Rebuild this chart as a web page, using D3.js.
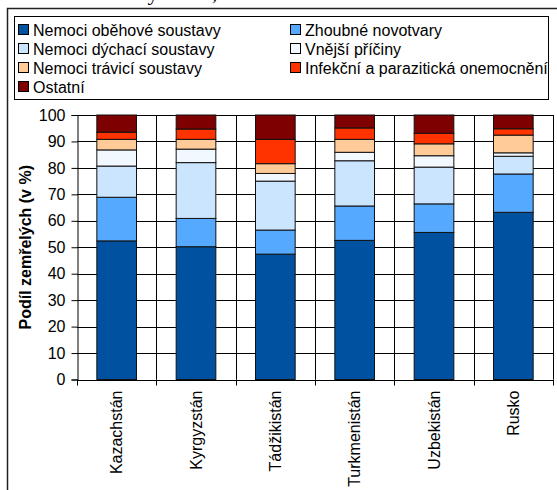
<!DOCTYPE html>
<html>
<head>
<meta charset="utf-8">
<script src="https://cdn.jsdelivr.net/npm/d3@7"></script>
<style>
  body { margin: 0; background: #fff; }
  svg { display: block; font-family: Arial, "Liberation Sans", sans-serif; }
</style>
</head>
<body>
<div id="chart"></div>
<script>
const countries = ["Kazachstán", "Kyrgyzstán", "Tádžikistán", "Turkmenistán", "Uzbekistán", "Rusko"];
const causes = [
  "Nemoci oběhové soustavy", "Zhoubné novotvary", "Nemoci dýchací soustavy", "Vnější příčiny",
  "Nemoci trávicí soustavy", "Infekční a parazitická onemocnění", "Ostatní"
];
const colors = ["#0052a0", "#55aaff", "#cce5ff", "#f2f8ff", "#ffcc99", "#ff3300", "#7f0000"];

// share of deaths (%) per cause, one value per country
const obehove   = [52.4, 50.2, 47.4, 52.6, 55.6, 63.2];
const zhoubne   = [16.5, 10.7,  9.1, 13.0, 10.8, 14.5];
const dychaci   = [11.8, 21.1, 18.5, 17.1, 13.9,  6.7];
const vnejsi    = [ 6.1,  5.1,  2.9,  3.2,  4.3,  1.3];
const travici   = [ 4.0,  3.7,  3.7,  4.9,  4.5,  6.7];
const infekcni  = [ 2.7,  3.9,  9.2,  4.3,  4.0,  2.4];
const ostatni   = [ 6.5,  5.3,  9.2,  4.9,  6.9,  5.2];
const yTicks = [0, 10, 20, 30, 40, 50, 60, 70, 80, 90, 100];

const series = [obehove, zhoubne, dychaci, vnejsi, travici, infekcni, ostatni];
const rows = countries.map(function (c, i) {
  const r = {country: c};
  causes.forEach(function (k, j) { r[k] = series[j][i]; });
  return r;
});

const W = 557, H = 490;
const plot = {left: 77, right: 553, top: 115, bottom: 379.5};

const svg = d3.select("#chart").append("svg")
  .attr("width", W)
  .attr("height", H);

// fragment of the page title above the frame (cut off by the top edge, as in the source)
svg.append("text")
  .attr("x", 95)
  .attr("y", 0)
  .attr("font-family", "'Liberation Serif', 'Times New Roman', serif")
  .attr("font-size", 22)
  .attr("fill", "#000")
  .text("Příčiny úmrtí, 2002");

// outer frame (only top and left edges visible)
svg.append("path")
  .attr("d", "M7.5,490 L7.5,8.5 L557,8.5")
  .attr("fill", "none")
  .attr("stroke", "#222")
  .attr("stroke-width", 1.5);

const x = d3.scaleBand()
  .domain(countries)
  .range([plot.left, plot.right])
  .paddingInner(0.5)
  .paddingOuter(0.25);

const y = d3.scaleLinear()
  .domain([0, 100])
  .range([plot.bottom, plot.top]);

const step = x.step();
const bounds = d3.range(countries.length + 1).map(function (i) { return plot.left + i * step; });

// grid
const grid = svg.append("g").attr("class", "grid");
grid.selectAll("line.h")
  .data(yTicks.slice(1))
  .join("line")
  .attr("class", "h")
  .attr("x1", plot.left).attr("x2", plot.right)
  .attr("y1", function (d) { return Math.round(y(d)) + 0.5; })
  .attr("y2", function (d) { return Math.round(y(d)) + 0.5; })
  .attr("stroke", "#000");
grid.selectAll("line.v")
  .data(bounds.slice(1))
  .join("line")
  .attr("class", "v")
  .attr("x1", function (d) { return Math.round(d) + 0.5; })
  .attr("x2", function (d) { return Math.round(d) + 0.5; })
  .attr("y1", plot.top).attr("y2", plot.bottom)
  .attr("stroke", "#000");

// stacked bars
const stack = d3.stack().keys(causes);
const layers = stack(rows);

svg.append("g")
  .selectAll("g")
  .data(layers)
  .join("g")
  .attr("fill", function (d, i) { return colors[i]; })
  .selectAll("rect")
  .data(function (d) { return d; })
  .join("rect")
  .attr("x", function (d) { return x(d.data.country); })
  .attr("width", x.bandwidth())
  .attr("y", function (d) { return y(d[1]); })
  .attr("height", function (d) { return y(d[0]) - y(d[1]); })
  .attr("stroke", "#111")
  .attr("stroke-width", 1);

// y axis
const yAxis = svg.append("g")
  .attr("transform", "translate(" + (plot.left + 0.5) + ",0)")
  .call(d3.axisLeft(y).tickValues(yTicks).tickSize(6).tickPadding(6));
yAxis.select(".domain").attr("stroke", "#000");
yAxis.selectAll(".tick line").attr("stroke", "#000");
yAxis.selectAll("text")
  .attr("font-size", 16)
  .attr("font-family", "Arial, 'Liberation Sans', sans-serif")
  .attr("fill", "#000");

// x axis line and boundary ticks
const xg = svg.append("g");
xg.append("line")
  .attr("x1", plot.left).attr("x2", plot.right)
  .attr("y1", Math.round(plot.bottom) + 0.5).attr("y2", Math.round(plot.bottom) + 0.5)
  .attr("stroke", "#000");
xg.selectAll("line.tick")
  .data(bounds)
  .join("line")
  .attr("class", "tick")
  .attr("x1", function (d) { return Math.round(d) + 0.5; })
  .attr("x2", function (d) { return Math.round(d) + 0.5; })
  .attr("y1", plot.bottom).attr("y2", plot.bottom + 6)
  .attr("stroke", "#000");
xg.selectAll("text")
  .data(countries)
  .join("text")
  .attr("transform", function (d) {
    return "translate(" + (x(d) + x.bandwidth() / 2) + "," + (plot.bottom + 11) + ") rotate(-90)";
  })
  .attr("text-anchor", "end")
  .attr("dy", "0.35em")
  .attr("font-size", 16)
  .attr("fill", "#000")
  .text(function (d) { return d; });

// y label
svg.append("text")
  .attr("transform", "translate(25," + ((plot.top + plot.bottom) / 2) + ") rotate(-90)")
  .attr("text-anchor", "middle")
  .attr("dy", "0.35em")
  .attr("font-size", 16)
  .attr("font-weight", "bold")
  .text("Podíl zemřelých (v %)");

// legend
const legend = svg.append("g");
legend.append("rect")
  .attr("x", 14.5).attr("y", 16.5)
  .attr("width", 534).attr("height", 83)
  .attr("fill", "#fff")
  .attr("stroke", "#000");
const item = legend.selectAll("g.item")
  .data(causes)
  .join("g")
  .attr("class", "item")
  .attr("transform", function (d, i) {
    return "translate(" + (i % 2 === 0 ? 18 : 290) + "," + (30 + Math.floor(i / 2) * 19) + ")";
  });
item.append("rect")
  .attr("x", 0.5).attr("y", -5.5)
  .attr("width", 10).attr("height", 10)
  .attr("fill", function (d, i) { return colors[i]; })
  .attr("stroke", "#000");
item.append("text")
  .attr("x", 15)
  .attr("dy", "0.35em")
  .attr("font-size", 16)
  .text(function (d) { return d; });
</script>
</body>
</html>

──────────

### THE EXERCISE
Copy out the listing exactly as it stands, but not the pictures.

### REPLY TO THE EXERCISE
Rebuild this chart as a web page, using D3.js.
<!DOCTYPE html>
<html>
<head>
<meta charset="utf-8">
<script src="https://cdn.jsdelivr.net/npm/d3@7"></script>
<style>
  body { margin: 0; background: #fff; }
  svg { display: block; font-family: Arial, "Liberation Sans", sans-serif; }
</style>
</head>
<body>
<div id="chart"></div>
<script>
const countries = ["Kazachstán", "Kyrgyzstán", "Tádžikistán", "Turkmenistán", "Uzbekistán", "Rusko"];
const causes = [
  "Nemoci oběhové soustavy", "Zhoubné novotvary", "Nemoci dýchací soustavy", "Vnější příčiny",
  "Nemoci trávicí soustavy", "Infekční a parazitická onemocnění", "Ostatní"
];
const colors = ["#0052a0", "#55aaff", "#cce5ff", "#f2f8ff", "#ffcc99", "#ff3300", "#7f0000"];

// share of deaths (%) per cause, one value per country
const obehove   = [52.4, 50.2, 47.4, 52.6, 55.6, 63.2];
const zhoubne   = [16.5, 10.7,  9.1, 13.0, 10.8, 14.5];
const dychaci   = [11.8, 21.1, 18.5, 17.1, 13.9,  6.7];
const vnejsi    = [ 6.1,  5.1,  2.9,  3.2,  4.3,  1.3];
const travici   = [ 4.0,  3.7,  3.7,  4.9,  4.5,  6.7];
const infekcni  = [ 2.7,  3.9,  9.2,  4.3,  4.0,  2.4];
const ostatni   = [ 6.5,  5.3,  9.2,  4.9,  6.9,  5.2];
const yTicks = [0, 10, 20, 30, 40, 50, 60, 70, 80, 90, 100];

const series = [obehove, zhoubne, dychaci, vnejsi, travici, infekcni, ostatni];
const rows = countries.map(function (c, i) {
  const r = {country: c};
  causes.forEach(function (k, j) { r[k] = series[j][i]; });
  return r;
});

const W = 557, H = 490;
const plot = {left: 77, right: 553, top: 115, bottom: 379.5};

const svg = d3.select("#chart").append("svg")
  .attr("width", W)
  .attr("height", H);

// fragment of the page title above the frame (cut off by the top edge, as in the source)
svg.append("text")
  .attr("x", 95)
  .attr("y", 0)
  .attr("font-family", "'Liberation Serif', 'Times New Roman', serif")
  .attr("font-size", 22)
  .attr("fill", "#000")
  .text("Příčiny úmrtí, 2002");

// outer frame (only top and left edges visible)
svg.append("path")
  .attr("d", "M7.5,490 L7.5,8.5 L557,8.5")
  .attr("fill", "none")
  .attr("stroke", "#222")
  .attr("stroke-width", 1.5);

const x = d3.scaleBand()
  .domain(countries)
  .range([plot.left, plot.right])
  .paddingInner(0.5)
  .paddingOuter(0.25);

const y = d3.scaleLinear()
  .domain([0, 100])
  .range([plot.bottom, plot.top]);

const step = x.step();
const bounds = d3.range(countries.length + 1).map(function (i) { return plot.left + i * step; });

// grid
const grid = svg.append("g").attr("class", "grid");
grid.selectAll("line.h")
  .data(yTicks.slice(1))
  .join("line")
  .attr("class", "h")
  .attr("x1", plot.left).attr("x2", plot.right)
  .attr("y1", function (d) { return Math.round(y(d)) + 0.5; })
  .attr("y2", function (d) { return Math.round(y(d)) + 0.5; })
  .attr("stroke", "#000");
grid.selectAll("line.v")
  .data(bounds.slice(1))
  .join("line")
  .attr("class", "v")
  .attr("x1", function (d) { return Math.round(d) + 0.5; })
  .attr("x2", function (d) { return Math.round(d) + 0.5; })
  .attr("y1", plot.top).attr("y2", plot.bottom)
  .attr("stroke", "#000");

// stacked bars
const stack = d3.stack().keys(causes);
const layers = stack(rows);

svg.append("g")
  .selectAll("g")
  .data(layers)
  .join("g")
  .attr("fill", function (d, i) { return colors[i]; })
  .selectAll("rect")
  .data(function (d) { return d; })
  .join("rect")
  .attr("x", function (d) { return x(d.data.country); })
  .attr("width", x.bandwidth())
  .attr("y", function (d) { return y(d[1]); })
  .attr("height", function (d) { return y(d[0]) - y(d[1]); })
  .attr("stroke", "#111")
  .attr("stroke-width", 1);

// y axis
const yAxis = svg.append("g")
  .attr("transform", "translate(" + (plot.left + 0.5) + ",0)")
  .call(d3.axisLeft(y).tickValues(yTicks).tickSize(6).tickPadding(6));
yAxis.select(".domain").attr("stroke", "#000");
yAxis.selectAll(".tick line").attr("stroke", "#000");
yAxis.selectAll("text")
  .attr("font-size", 16)
  .attr("font-family", "Arial, 'Liberation Sans', sans-serif")
  .attr("fill", "#000");

// x axis line and boundary ticks
const xg = svg.append("g");
xg.append("line")
  .attr("x1", plot.left).attr("x2", plot.right)
  .attr("y1", Math.round(plot.bottom) + 0.5).attr("y2", Math.round(plot.bottom) + 0.5)
  .attr("stroke", "#000");
xg.selectAll("line.tick")
  .data(bounds)
  .join("line")
  .attr("class", "tick")
  .attr("x1", function (d) { return Math.round(d) + 0.5; })
  .attr("x2", function (d) { return Math.round(d) + 0.5; })
  .attr("y1", plot.bottom).attr("y2", plot.bottom + 6)
  .attr("stroke", "#000");
xg.selectAll("text")
  .data(countries)
  .join("text")
  .attr("transform", function (d) {
    return "translate(" + (x(d) + x.bandwidth() / 2) + "," + (plot.bottom + 11) + ") rotate(-90)";
  })
  .attr("text-anchor", "end")
  .attr("dy", "0.35em")
  .attr("font-size", 16)
  .attr("fill", "#000")
  .text(function (d) { return d; });

// y label
svg.append("text")
  .attr("transform", "translate(25," + ((plot.top + plot.bottom) / 2) + ") rotate(-90)")
  .attr("text-anchor", "middle")
  .attr("dy", "0.35em")
  .attr("font-size", 16)
  .attr("font-weight", "bold")
  .text("Podíl zemřelých (v %)");

// legend
const legend = svg.append("g");
legend.append("rect")
  .attr("x", 14.5).attr("y", 16.5)
  .attr("width", 534).attr("height", 83)
  .attr("fill", "#fff")
  .attr("stroke", "#000");
const item = legend.selectAll("g.item")
  .data(causes)
  .join("g")
  .attr("class", "item")
  .attr("transform", function (d, i) {
    return "translate(" + (i % 2 === 0 ? 18 : 290) + "," + (30 + Math.floor(i / 2) * 19) + ")";
  });
item.append("rect")
  .attr("x", 0.5).attr("y", -5.5)
  .attr("width", 10).attr("height", 10)
  .attr("fill", function (d, i) { return colors[i]; })
  .attr("stroke", "#000");
item.append("text")
  .attr("x", 15)
  .attr("dy", "0.35em")
  .attr("font-size", 16)
  .text(function (d) { return d; });
</script>
</body>
</html>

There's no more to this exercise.